Today, they get around in a wheelchair as both ankles were broken and thanks to macho “rub some dirt on it and walk it off” they healed badly. By the time they went to see a doctor, the shattered bones were already fusing into one immobile lump.
As for me, the most surprisingly painful thing was having a crown cemented on. The dentist offered novocain, but I thought “it’s just glue. No drilling. How much of a wimp does he think I am?” Wow, that was a bad decision. Searing, extreme sharp pain filled my head for five minutes.
Every dentist I’ve had do a crown has thought they could get by without novocaine (for the later stage, cementing the replacement, not for the initial work).
I’ve always insisted.
The stuff doesn’t work well on me, but it does enough for THAT stage.
This is pretty close to my story too. I was out for a run and I rolled my ankle. I was about 2 blocks away from the hotel where I was staying; so I limped back. I told my daughter to run out and buy me an ace bandage. Before she was to her car I was in so much pain I thought I was going to pass out.
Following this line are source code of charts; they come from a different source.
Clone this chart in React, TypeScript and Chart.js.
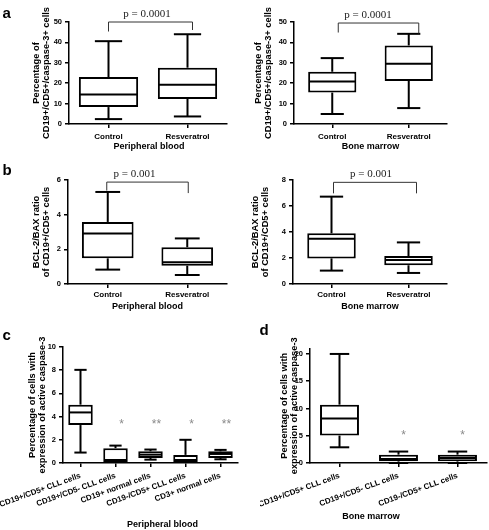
import React, { useEffect, useRef } from 'react';
import { Chart, registerables } from 'chart.js';

Chart.register(...registerables);

const SANS = '"Liberation Sans", Arial, Helvetica, sans-serif';
const SERIF = '"Liberation Serif", "Times New Roman", serif';

// ---------- Panel a, left: peripheral blood ----------
const aPbLabels = ['Control', 'Resveratrol'];
const aPbMin = [2.4, 3.7];
const aPbQ1 = [8.3, 12.3];
const aPbMedian = [14.4, 19.2];
const aPbQ3 = [23.0, 27.6];
const aPbMax = [40.6, 44.0];
const aPbTicks = [0, 10, 20, 30, 40, 50];

// ---------- Panel a, right: bone marrow ----------
const aBmLabels = ['Control', 'Resveratrol'];
const aBmMin = [4.9, 7.8];
const aBmQ1 = [15.4, 21.1];
const aBmMedian = [20.8, 29.5];
const aBmQ3 = [25.6, 38.5];
const aBmMax = [32.3, 44.2];
const aBmTicks = [0, 10, 20, 30, 40, 50];

// ---------- Panel b, left: peripheral blood ----------
const bPbLabels = ['Control', 'Resveratrol'];
const bPbMin = [0.83, 0.52];
const bPbQ1 = [1.48, 1.06];
const bPbMedian = [2.92, 1.25];
const bPbQ3 = [3.58, 2.12];
const bPbMax = [5.31, 2.63];
const bPbTicks = [0, 2, 4, 6];

// ---------- Panel b, right: bone marrow ----------
const bBmLabels = ['Control', 'Resveratrol'];
const bBmMin = [1.03, 0.85];
const bBmQ1 = [1.97, 1.44];
const bBmMedian = [3.49, 1.85];
const bBmQ3 = [3.9, 2.15];
const bBmMax = [6.72, 3.2];
const bBmTicks = [0, 2, 4, 6, 8];

// ---------- Panel c: peripheral blood ----------
const cLabels = [
  'CD19+/CD5+ CLL cells',
  'CD19+/CD5- CLL cells',
  'CD19+ normal cells',
  'CD19-/CD5+ CLL cells',
  'CD3+ normal cells',
];
const cMin = [0.9, 0, 0.29, 0, 0.32];
const cQ1 = [3.27, 0, 0.43, 0, 0.43];
const cMedian = [4.36, 0.26, 0.72, 0.26, 0.78];
const cQ3 = [5.03, 1.28, 1.01, 0.7, 1.01];
const cMax = [8.03, 1.5, 1.16, 2.0, 1.13];
const cTicks = [0, 2, 4, 6, 8, 10];
const cStars = ['', '*', '**', '*', '**'];

// ---------- Panel d: bone marrow ----------
const dLabels = ['CD19+/CD5+ CLL cells', 'CD19+/CD5- CLL cells', 'CD19-/CD5+ CLL cells'];
const dMin = [2.88, 0, 0];
const dQ1 = [5.03, 0.3, 0.3];
const dMedian = [8.16, 0.74, 0.92];
const dQ3 = [10.7, 1.53, 1.53];
const dMax = [20.0, 2.1, 2.1];
const dTicks = [0, 5, 10, 15, 20];
const dStars = ['', '*', '*'];

type Rect = { x: number; y: number; w: number; h: number };
type Area = { l: number; t: number; r: number; b: number };
type Spec = {
  labels: string[];
  min: number[];
  q1: number[];
  med: number[];
  q3: number[];
  max: number[];
  yTicks: number[];
  yMax: number;
  yTitle: string[];
  xTitle: string;
  canvas: Rect;
  area: Area;
  barFrac: number;
  capFrac: number;
  yTitleCenter: number;
  xTitleY: number;
  xTitleDx: number;
  rotation: number;
  labelPad: number;
  bracket?: { value: number; text: string; dl: number; dr: number; dropL: number; dropR: number; textDx: number };
  stars?: { texts: string[]; value: number; dx: number };
};

const specs: Spec[] = [
  {
    labels: aPbLabels, min: aPbMin, q1: aPbQ1, med: aPbMedian, q3: aPbQ3, max: aPbMax,
    yTicks: aPbTicks, yMax: 50,
    yTitle: ['Percentage of', 'CD19+/CD5+/caspase-3+ cells'], xTitle: 'Peripheral blood',
    canvas: { x: 0, y: 0, w: 245, h: 158 }, area: { l: 69, t: 22, r: 227, b: 124 },
    barFrac: 0.75, capFrac: 0.46, yTitleCenter: 36, xTitleY: 147, xTitleDx: 1,
    rotation: 0, labelPad: 4,
    bracket: { value: 50, text: 'p = 0.0001', dl: 0, dr: 5, dropL: 9.5, dropR: 8, textDx: -1 },
  },
  {
    labels: aBmLabels, min: aBmMin, q1: aBmQ1, med: aBmMedian, q3: aBmQ3, max: aBmMax,
    yTicks: aBmTicks, yMax: 50,
    yTitle: ['Percentage of', 'CD19+/CD5+/caspase-3+ cells'], xTitle: 'Bone marrow',
    canvas: { x: 245, y: 0, w: 244, h: 158 }, area: { l: 294, t: 22, r: 447, b: 124 },
    barFrac: 0.63, capFrac: 0.48, yTitleCenter: 258, xTitleY: 147, xTitleDx: 0,
    rotation: 0, labelPad: 4,
    bracket: { value: 49.5, text: 'p = 0.0001', dl: 6, dr: 10, dropL: 9.5, dropR: 10.5, textDx: -2.5 },
  },
  {
    labels: bPbLabels, min: bPbMin, q1: bPbQ1, med: bPbMedian, q3: bPbQ3, max: bPbMax,
    yTicks: bPbTicks, yMax: 6,
    yTitle: ['BCL-2/BAX ratio', 'of CD19+/CD5+ cells'], xTitle: 'Peripheral blood',
    canvas: { x: 0, y: 160, w: 245, h: 153 }, area: { l: 68, t: 180, r: 227, b: 284 },
    barFrac: 0.65, capFrac: 0.48, yTitleCenter: 36, xTitleY: 306.5, xTitleDx: 0,
    rotation: 0, labelPad: 2,
    bracket: { value: 5.88, text: 'p = 0.001', dl: -1, dr: 1, dropL: 8.5, dropR: 11, textDx: -13 },
  },
  {
    labels: bBmLabels, min: bBmMin, q1: bBmQ1, med: bBmMedian, q3: bBmQ3, max: bBmMax,
    yTicks: bBmTicks, yMax: 8,
    yTitle: ['BCL-2/BAX ratio', 'of CD19+/CD5+ cells'], xTitle: 'Bone marrow',
    canvas: { x: 245, y: 160, w: 244, h: 153 }, area: { l: 293, t: 180, r: 447, b: 284 },
    barFrac: 0.63, capFrac: 0.48, yTitleCenter: 255, xTitleY: 306.5, xTitleDx: 0,
    rotation: 0, labelPad: 2,
    bracket: { value: 7.82, text: 'p = 0.001', dl: 2, dr: 8, dropL: 11, dropR: 11, textDx: 1 },
  },
  {
    labels: cLabels, min: cMin, q1: cQ1, med: cMedian, q3: cQ3, max: cMax,
    yTicks: cTicks, yMax: 10,
    yTitle: ['Percentage of cells with', 'expression of active caspase-3'], xTitle: 'Peripheral blood',
    canvas: { x: 0, y: 315, w: 260, h: 215 }, area: { l: 63, t: 347, r: 238, b: 463 },
    barFrac: 0.7, capFrac: 0.5, yTitleCenter: 32.5, xTitleY: 525, xTitleDx: 12,
    rotation: 20, labelPad: 4,
    stars: { texts: cStars, value: 3.58, dx: 6 },
  },
  {
    labels: dLabels, min: dMin, q1: dQ1, med: dMedian, q3: dQ3, max: dMax,
    yTicks: dTicks, yMax: 21,
    yTitle: ['Percentage of cells with', 'expression of active caspase-3'], xTitle: 'Bone marrow',
    canvas: { x: 260, y: 315, w: 229, h: 215 }, area: { l: 310, t: 348.5, r: 487, b: 463 },
    barFrac: 0.66, capFrac: 0.5, yTitleCenter: 284, xTitleY: 517, xTitleDx: -27.5,
    rotation: 20, labelPad: 4,
    stars: { texts: dStars, value: 5.6, dx: 5 },
  },
];

function extrasPlugin(s: Spec) {
  return {
    id: 'boxExtras',
    afterDatasetsDraw(chart: any) {
      const ctx = chart.ctx as CanvasRenderingContext2D;
      const xs = chart.scales.x;
      const ys = chart.scales.y;
      const meta = chart.getDatasetMeta(0);
      ctx.save();
      ctx.strokeStyle = '#000';
      ctx.lineWidth = 2;
      ctx.lineCap = 'butt';
      const line = (x1: number, y1: number, x2: number, y2: number) => {
        ctx.beginPath();
        ctx.moveTo(x1, y1);
        ctx.lineTo(x2, y2);
        ctx.stroke();
      };
      s.labels.forEach((_, i) => {
        const bar = meta.data[i];
        const w = bar.width;
        const cx = xs.getPixelForValue(i);
        const yMin = ys.getPixelForValue(s.min[i]);
        const yQ1 = ys.getPixelForValue(s.q1[i]);
        const yMed = ys.getPixelForValue(s.med[i]);
        const yQ3 = ys.getPixelForValue(s.q3[i]);
        const yMax = ys.getPixelForValue(s.max[i]);
        const cap = (w * s.capFrac) / 2;
        if (yMax < yQ3) {
          line(cx, yQ3, cx, yMax);
          line(cx - cap, yMax, cx + cap, yMax);
        }
        if (yMin > yQ1) {
          line(cx, yQ1, cx, yMin);
          line(cx - cap, yMin, cx + cap, yMin);
        }
        line(cx - w / 2 + 1, yMed, cx + w / 2 - 1, yMed);
      });
      ctx.restore();
    },
    afterDraw(chart: any) {
      const ctx = chart.ctx as CanvasRenderingContext2D;
      const xs = chart.scales.x;
      const ys = chart.scales.y;
      const ca = chart.chartArea;
      const ox = s.canvas.x;
      const oy = s.canvas.y;
      ctx.save();
      // x axis title
      ctx.fillStyle = '#000';
      ctx.font = `bold 9px ${SANS}`;
      ctx.textAlign = 'center';
      ctx.textBaseline = 'middle';
      ctx.fillText(s.xTitle, (ca.left + ca.right) / 2 + s.xTitleDx, s.xTitleY - oy);
      // significance bracket
      if (s.bracket) {
        const b = s.bracket;
        const x1 = xs.getPixelForValue(0) + b.dl;
        const x2 = xs.getPixelForValue(1) + b.dr;
        const y = ys.getPixelForValue(b.value);
        ctx.strokeStyle = '#333';
        ctx.lineWidth = 1;
        ctx.beginPath();
        ctx.moveTo(x1, y + b.dropL);
        ctx.lineTo(x1, y);
        ctx.lineTo(x2, y);
        ctx.lineTo(x2, y + b.dropR);
        ctx.stroke();
        ctx.fillStyle = '#222';
        ctx.font = `11px ${SERIF}`;
        ctx.textBaseline = 'alphabetic';
        ctx.fillText(b.text, (xs.getPixelForValue(0) + xs.getPixelForValue(1)) / 2 + b.textDx, y - 5.5);
      }
      // asterisks
      if (s.stars) {
        const st = s.stars;
        ctx.fillStyle = '#8a8a8a';
        ctx.font = `12px ${SANS}`;
        ctx.textBaseline = 'alphabetic';
        st.texts.forEach((t, i) => {
          if (!t) return;
          ctx.fillText(t, xs.getPixelForValue(i) + st.dx, ys.getPixelForValue(st.value) + 7);
        });
      }
      ctx.restore();
      void ox;
    },
  };
}

function BoxPanel({ spec }: { spec: Spec }) {
  const ref = useRef<HTMLCanvasElement | null>(null);
  useEffect(() => {
    const s = spec;
    const { canvas: c, area } = s;
    const chart = new Chart(ref.current as HTMLCanvasElement, {
      type: 'bar',
      data: {
        labels: s.labels,
        datasets: [
          {
            data: s.q1.map((v, i) => [v, s.q3[i]]) as any,
            backgroundColor: '#ffffff',
            borderColor: '#000000',
            borderWidth: 2,
            borderSkipped: false,
            barPercentage: s.barFrac,
            categoryPercentage: 1,
          },
        ],
      },
      options: {
        responsive: false,
        animation: false,
        devicePixelRatio: 1,
        layout: { padding: { left: 0, right: c.x + c.w - area.r, top: area.t - c.y, bottom: 0 } },
        plugins: { legend: { display: false }, tooltip: { enabled: false }, title: { display: false } },
        scales: {
          x: {
            offset: true,
            grid: { display: true, drawOnChartArea: false, drawTicks: true, tickLength: 4, color: '#000', lineWidth: 1.5, offset: false },
            border: { display: true, color: '#000', width: 1.5 },
            ticks: {
              color: '#000',
              font: { family: SANS, size: 8, weight: 'bold' },
              padding: s.labelPad,
              minRotation: s.rotation,
              maxRotation: s.rotation,
              autoSkip: false,
            },
            afterFit: (sc: any) => {
              sc.height = c.y + c.h - area.b;
              sc.paddingLeft = 0;
              sc.paddingRight = 0;
            },
          },
          y: {
            min: s.yTicks[0],
            max: s.yMax,
            grid: { display: true, drawOnChartArea: false, drawTicks: true, tickLength: 4, color: '#000', lineWidth: 1.5 },
            border: { display: true, color: '#000', width: 1.5 },
            ticks: { color: '#000', font: { family: SANS, size: 7.5, weight: 'bold' }, padding: 3 },
            afterBuildTicks: (sc: any) => {
              sc.ticks = s.yTicks.map((v) => ({ value: v }));
            },
            afterFit: (sc: any) => {
              sc.width = area.l - c.x;
              sc.paddingTop = 0;
              sc.paddingBottom = 0;
            },
            title: {
              display: true,
              text: s.yTitle,
              color: '#000',
              font: { family: SANS, size: 9.3, weight: 'bold', lineHeight: 1.1 },
              padding: { top: s.yTitleCenter - c.x - 5.1, bottom: 0 },
            },
          },
        },
      } as any,
      plugins: [extrasPlugin(s) as any],
    });
    return () => chart.destroy();
  }, [spec]);
  const { canvas: c } = spec;
  return (
    <canvas
      ref={ref}
      width={c.w}
      height={c.h}
      style={{ position: 'absolute', left: c.x, top: c.y, width: c.w, height: c.h }}
    />
  );
}

const panelLetters = [
  { t: 'a', x: 2.5, y: 5 },
  { t: 'b', x: 2.5, y: 162 },
  { t: 'c', x: 2.5, y: 327 },
  { t: 'd', x: 259.5, y: 322 },
];

export default function App() {
  return (
    <div style={{ position: 'fixed', left: 0, top: 0, width: 489, height: 530, background: '#fff', overflow: 'hidden' }}>
      {specs.map((s, i) => (
        <BoxPanel key={i} spec={s} />
      ))}
      {panelLetters.map((p) => (
        <div
          key={p.t}
          style={{
            position: 'absolute',
            left: p.x,
            top: p.y,
            font: `bold 15px ${SANS}`,
            lineHeight: '15px',
            color: '#000',
          }}
        >
          {p.t}
        </div>
      ))}
    </div>
  );
}
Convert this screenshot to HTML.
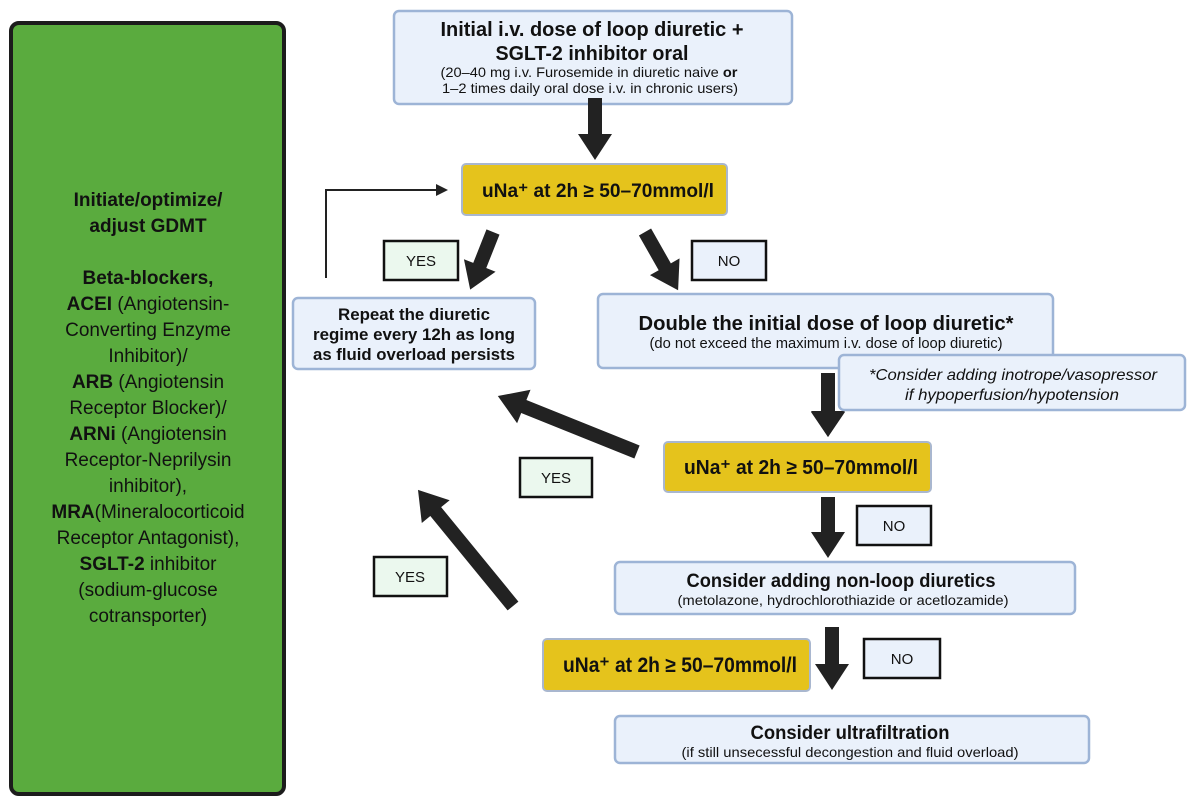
<!DOCTYPE html>
<html><head><meta charset="utf-8"><style>
html,body{margin:0;padding:0;background:#fff;}
svg{display:block;font-family:"Liberation Sans",sans-serif;}
</style></head><body>
<svg width="1200" height="802" viewBox="0 0 1200 802" xmlns="http://www.w3.org/2000/svg">
<!-- green panel -->
<rect x="11" y="23" width="273" height="771" rx="8" fill="#5aab3e" stroke="#1c1c1c" stroke-width="4"/>
<g font-size="19" text-anchor="middle" fill="#111">
<text x="148" y="206" font-weight="bold">Initiate/optimize/</text>
<text x="148" y="232" font-weight="bold">adjust GDMT</text>
<text x="148" y="284" font-weight="bold">Beta-blockers,</text>
<text x="148" y="310"><tspan font-weight="bold">ACEI</tspan> (Angiotensin-</text>
<text x="148" y="336">Converting Enzyme</text>
<text x="148" y="362">Inhibitor)/</text>
<text x="148" y="388"><tspan font-weight="bold">ARB</tspan> (Angiotensin</text>
<text x="148" y="414">Receptor Blocker)/</text>
<text x="148" y="440"><tspan font-weight="bold">ARNi</tspan> (Angiotensin</text>
<text x="148" y="466">Receptor-Neprilysin</text>
<text x="148" y="492">inhibitor),</text>
<text x="148" y="518"><tspan font-weight="bold">MRA</tspan>(Mineralocorticoid</text>
<text x="148" y="544">Receptor Antagonist),</text>
<text x="148" y="570"><tspan font-weight="bold">SGLT-2</tspan> inhibitor</text>
<text x="148" y="596">(sodium-glucose</text>
<text x="148" y="622">cotransporter)</text>
</g>

<!-- thick arrows (drawn before boxes so boxes overlap) -->
<g fill="#222">
<g transform="translate(828,373) rotate(90)"><polygon points="0,-7 38,-7 38,-17 64,0 38,17 38,7 0,7"/></g>
</g>

<g fill="#eaf1fb" stroke="#9db4d6" stroke-width="2.5">
<rect x="394" y="11" width="398" height="93" rx="5"/>
<rect x="293" y="298" width="242" height="71" rx="5"/>
<rect x="598" y="294" width="455" height="74" rx="5"/>
<rect x="839" y="355" width="346" height="55" rx="5"/>
<rect x="615" y="562" width="460" height="52" rx="5"/>
<rect x="615" y="716" width="474" height="47" rx="5"/>
</g>
<g fill="#e5c31c" stroke="#a9b7cf" stroke-width="2">
<rect x="462" y="164" width="265" height="51" rx="4"/>
<rect x="664" y="442" width="267" height="50" rx="4"/>
<rect x="543" y="639" width="267" height="52" rx="4"/>
</g>
<g stroke="#111" stroke-width="2.5">
<rect x="384" y="241" width="74" height="39" fill="#ebf8ee"/>
<rect x="692" y="241" width="74" height="39" fill="#eaf1fb"/>
<rect x="520" y="458" width="72" height="39" fill="#ebf8ee"/>
<rect x="857" y="506" width="74" height="39" fill="#eaf1fb"/>
<rect x="374" y="557" width="73" height="39" fill="#ebf8ee"/>
<rect x="864" y="639" width="76" height="39" fill="#eaf1fb"/>
</g>
<g font-size="15" text-anchor="middle" fill="#111">
<text x="421" y="266">YES</text>
<text x="729" y="266">NO</text>
<text x="556" y="483">YES</text>
<text x="894" y="531">NO</text>
<text x="410" y="582">YES</text>
<text x="902" y="664">NO</text>
</g>

<!-- loop connector -->
<polyline points="326,278 326,190 440,190" fill="none" stroke="#222" stroke-width="2"/>
<polygon points="448,190 436,184 436,196" fill="#222"/>

<g fill="#222">
<g transform="translate(595,98) rotate(90)"><polygon points="0,-7 36,-7 36,-17 62,0 36,17 36,7 0,7"/></g>
<g transform="translate(493,232) rotate(111.6)"><polygon points="0,-7 36,-7 36,-17 62,0 36,17 36,7 0,7"/></g>
<g transform="translate(645,232) rotate(60.4)"><polygon points="0,-7 40,-7 40,-17 67,0 40,17 40,7 0,7"/></g>
<g transform="translate(828,412) rotate(90)"><polygon points="0,-7 0,-17 25,0 0,17 0,7"/></g>
<g transform="translate(637,452) rotate(201.9)"><polygon points="0,-7 122,-7 122,-18 150,0 122,18 122,7 0,7"/></g>
<g transform="translate(828,497) rotate(90)"><polygon points="0,-7 35,-7 35,-17 61,0 35,17 35,7 0,7"/></g>
<g transform="translate(513,606) rotate(230.7)"><polygon points="0,-7 122,-7 122,-18 150,0 122,18 122,7 0,7"/></g>
<g transform="translate(832,627) rotate(90)"><polygon points="0,-7 37,-7 37,-17 63,0 37,17 37,7 0,7"/></g>
</g>

<g text-anchor="middle" fill="#111">
<text x="592" y="36" font-size="20" font-weight="bold" textLength="303" lengthAdjust="spacingAndGlyphs">Initial i.v. dose of loop diuretic +</text>
<text x="592" y="60" font-size="20" font-weight="bold" textLength="193" lengthAdjust="spacingAndGlyphs">SGLT-2 inhibitor oral</text>
<text x="589" y="77" font-size="14" textLength="297" lengthAdjust="spacingAndGlyphs">(20–40 mg i.v. Furosemide in diuretic naive <tspan font-weight="bold">or</tspan></text>
<text x="590" y="93" font-size="14" textLength="296" lengthAdjust="spacingAndGlyphs">1–2 times daily oral dose i.v. in chronic users)</text>
<text x="598" y="197" font-size="19" font-weight="bold" textLength="232" lengthAdjust="spacingAndGlyphs">uNa⁺ at 2h ≥ 50–70mmol/l</text>
<text x="414" y="320" font-size="16.5" font-weight="bold" textLength="152" lengthAdjust="spacingAndGlyphs">Repeat the diuretic</text>
<text x="414" y="340" font-size="16.5" font-weight="bold" textLength="202" lengthAdjust="spacingAndGlyphs">regime every 12h as long</text>
<text x="414" y="360" font-size="16.5" font-weight="bold" textLength="202" lengthAdjust="spacingAndGlyphs">as fluid overload persists</text>
<text x="826" y="330" font-size="20" font-weight="bold" textLength="375" lengthAdjust="spacingAndGlyphs">Double the initial dose of loop diuretic*</text>
<text x="826" y="348" font-size="15" textLength="353" lengthAdjust="spacingAndGlyphs">(do not exceed the maximum i.v. dose of loop diuretic)</text>
<text x="1013" y="380" font-size="16" font-style="italic" textLength="288" lengthAdjust="spacingAndGlyphs">*Consider adding inotrope/vasopressor</text>
<text x="1012" y="400" font-size="16" font-style="italic" textLength="214" lengthAdjust="spacingAndGlyphs">if hypoperfusion/hypotension</text>
<text x="801" y="474" font-size="20" font-weight="bold" textLength="234" lengthAdjust="spacingAndGlyphs">uNa⁺ at 2h ≥ 50–70mmol/l</text>
<text x="841" y="587" font-size="19" font-weight="bold" textLength="309" lengthAdjust="spacingAndGlyphs">Consider adding non-loop diuretics</text>
<text x="843" y="605" font-size="14" textLength="331" lengthAdjust="spacingAndGlyphs">(metolazone, hydrochlorothiazide or acetlozamide)</text>
<text x="680" y="672" font-size="21" font-weight="bold" textLength="234" lengthAdjust="spacingAndGlyphs">uNa⁺ at 2h ≥ 50–70mmol/l</text>
<text x="850" y="739" font-size="19" font-weight="bold" textLength="199" lengthAdjust="spacingAndGlyphs">Consider ultrafiltration</text>
<text x="850" y="757" font-size="14" textLength="337" lengthAdjust="spacingAndGlyphs">(if still unsecessful decongestion and fluid overload)</text>
</g>
</svg>
</body></html>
I called her back, had her get a luggage cart and get me to the hospital.
I’ve torn ligaments in both ankles (not at the same time, thankfully) and that was extremely painful, as a lot of people have noted. Several years later, one of them is still prone to buckling at inconvenient times, and leaves me feeling very unstable.
However, the most painful thing I think I’ve ever experienced was a torn muscle in the wall of my chest, which I got by falling off my bicycle and basically swallow-diving into a slab of rock. It hurt to breathe, it hurt to cough, and most of all, it hurt like hell to sneeze. That was particularly bad because every time I started to sneeze, it would hurt so much my body just stopped halfway through. That meant, of course, that whatever was tickling my nose didn’t go away, so I had to sneeze again. Repeat ad painfulitem.
Of course, I had only myself to blame, because I was trying to ride my bicycle downhill with my arms crossed and hands holding onto the opposite handlebar, but you live and learn, right? I was convinced it was possible!
Stepping down from the sidewalk, the first time I managed to pinch a nerve while doing so. The years of pinching foot nerves when stepping down or getting out of bed were one of the lousiest physical parts of adolescence; it mostly stopped happening about 10 years after that first time. I couldn’t complain when that happened, I was busy hurting.